The world's newest nation is struggling to integrate rival military forces, draft a new constitution and prepare for its first election as an independent country in December 2024, the experts monitoring sanctions against the world’s newest nation said in a report to the U.N. Security Council obtained Friday by The Associated Press.
The country's stability “will likely turn on the government’s ability to reward the patience of those who remain committed to peace, rather than those who have sought to reshape it through violence," the report says.
There were high hopes when oil-rich South Sudan gained independence from Sudan in 2011 after a long conflict. But the country slid into a civil war in December 2013 largely based on ethnic divisions when forces loyal to the current president, Salva Kiir, battled those loyal to the current vice president, Riek Machar.
Tens of thousands of people were killed in the war, which ended with the 2018 peace agreement, bringing Kiir and Machar together in a government of national unity. Under the agreement, elections were supposed to be held in February 2023, but last August they were postponed until December 2024.
Kiir said he wanted to avoid creating conditions for more bloodshed. He issued a statement outlining the government’s achievements and stressing that it would be “business as usual” before the elections.
Also read: 675 Bangladeshis reach Port Sudan to leave crisis-hit Sudan: Shahriar Alam
The U.N. experts said the message was aimed at allaying two concerns — that the extension would be used to undermine the fragile power-sharing structures and would mean further delays, “not the progress that peace once promised.”
On the plus side, the panel said in the 37-page report that the unity government has survived, a series of laws have started to pave the way for the drafting of a new constitution, and a first batch of approximately 55,000 unified troops has graduated, even though most haven’t been deployed.
On the negative side, the experts said, most troops that graduated remain around their training centers, “though poor conditions have led to hundreds of deaths and thousands of desertions.” Many graduates don’t receive regular salaries, and most work in local communities to make money, the experts said.
Those that have been deployed appear to have joined pre-existing military units rather than becoming part of a new national force, they said. While the parties agreed last year to unify the top command structure, they have not been able to reach a similar agreement for the lower ranks.
South Sudan is also facing its highest level of displacement since the peace agreement, and more than two-thirds of the population needs humanitarian assistance, the panel said.
The experts said most South Sudanese have not seen “tangible progress” since the 2018 agreement was signed.
The deteriorating humanitarian situation is partly the result of violence and serious clashes in most parts of the country between well-armed rival forces, leading to deaths, people fleeing their homes, serious human rights violations, including sexual attacks, and difficulties delivering aid, the panel said.

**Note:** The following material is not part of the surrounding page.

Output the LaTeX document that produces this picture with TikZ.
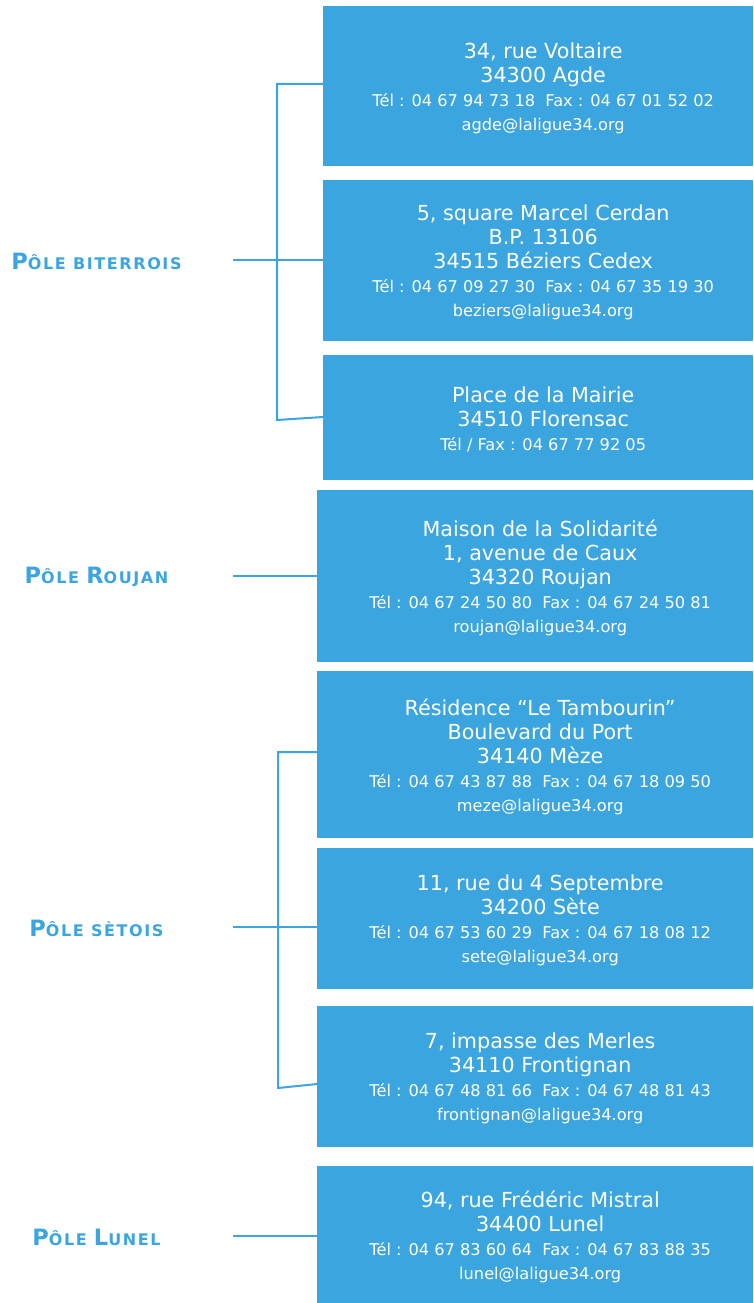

Much of the violence results from efforts to weaken opponents, but increasingly “from growing dissatisfaction with the political process in Juba," the capital.
Oil accounts for more than 90% of the government’s revenue and almost all its exports, and as a result of the high oil price the government is likely to exceed its budget target of $1.6 billion in gross oil revenues for the current fiscal year, the experts said, but the money has largely failed to reach institutions that could help stabilize the country.
“The misappropriation and diversion of public resources not only continues to fuel political competition but also deprives the treasury of the resources needed to address the ongoing humanitarian crisis, fund the implementation of the peace agreement, and stabilize the country through regular salary payments and development,” the panel said.